L’arrivo di Wang

Con meno di 500.000 i Manetti Bros hanno prodotto un film di fantascienza che non ha nulla da invidiare alle produzioni americane. Ora che finalmente hanno costituito una società tutta loro, i Manetti possono finalmente sbizarrirsi nel cinema di genere, esplorando situazioni e possibilità che solitamente vengono snobbate dai produttori italiani, oggi come non mai poco inclini a sperimentare e, quindi, rischiare. Vi prego andatelo a vedere al cinema, sosteniamo il genere e sosteniamo la creatività dei Manetti Bros.

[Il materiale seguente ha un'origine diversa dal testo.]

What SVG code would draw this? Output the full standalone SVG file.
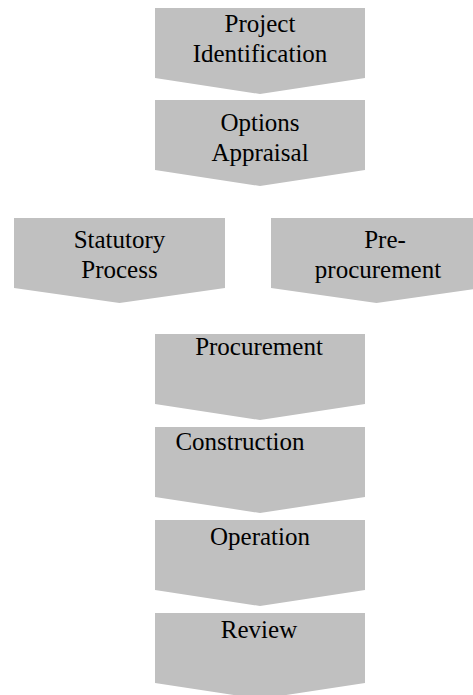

Mentre è alle prese con la traduzione di un film cinese da consegnare il giorno dopo, Gaia riceve per telefono un misterioso e urgente ingaggio profumatamente pagato. Dopo mezz’ora un’auto passa a prenderla a casa per condurla nel luogo in cui dovrà tradurre il dialogo tra Curti, l’agente che l’ha prelevata, e il fantomatico Mr. Wang. Prestare la sua professionalità le risulterà però difficile a causa della strana richiesta di lavorare al buio per non essere compromessa in una situazione della massima gravità. Solo dopo aver preteso e ottenuto di accendere la luce, la giovane interprete comprenderà il motivo di tanta segretezza.

Fedeli a quel cinema di genere frequentato sin dall’inizio della loro carriera, i Manetti Bros. si cimentano con la difficile via della fantascienza, confezionando una pellicola che pur entrando ampiamente nella categoria finisce con l’avere un’impostazione tanto curiosa da sconfinare nel dramma psicologico. Tra il breve incipit in cui la protagonista viene bendata e quel finale rivelatore per più motivi, si sviluppa, infatti, una storia basata sullo scontro tra discordi, inconciliabili visioni e sulla difficoltà di comprendere se stessi così come l’altro da sé. Con una caratterizzazione spesso esasperata, soprattutto nell’agente interpretato dal bravo Ennio Fantastichini, i tre personaggi in campo – più o meno stabili intorno al tavolo dell’interrogatorio – diventano presto simboli della volontà di comunicazione o della sua negazione assoluta, perdendo tuttavia la possibilità di diventare caratteri a tutto tondo, dotati quindi di profondità e spessore.

Nonostante sprizzi una certa vitalità e sia spesso divertente, il film soffre i limiti di un impianto a lungo andare troppo meccanico nell’uso ripetuto dei flashback e nel ricorso eccessivo a quell’umorismo nero ormai tipico dei due registi. Nella parte conclusiva, comunque, il ritmo ha una notevole impennata. Come in Zora la vampira, sotto l’aspetto ludico – orrorifico, si nascondeva il tema sociale legato all’immigrazione e all’emarginazione, qui si tocca quello etico riferibile alla diversità e al pregiudizio, a conferma di un cinema più solido di quanto si creda. Considerato il basso budget, davvero buona la resa fotografica della pellicola e più che accettabili gli effetti speciali.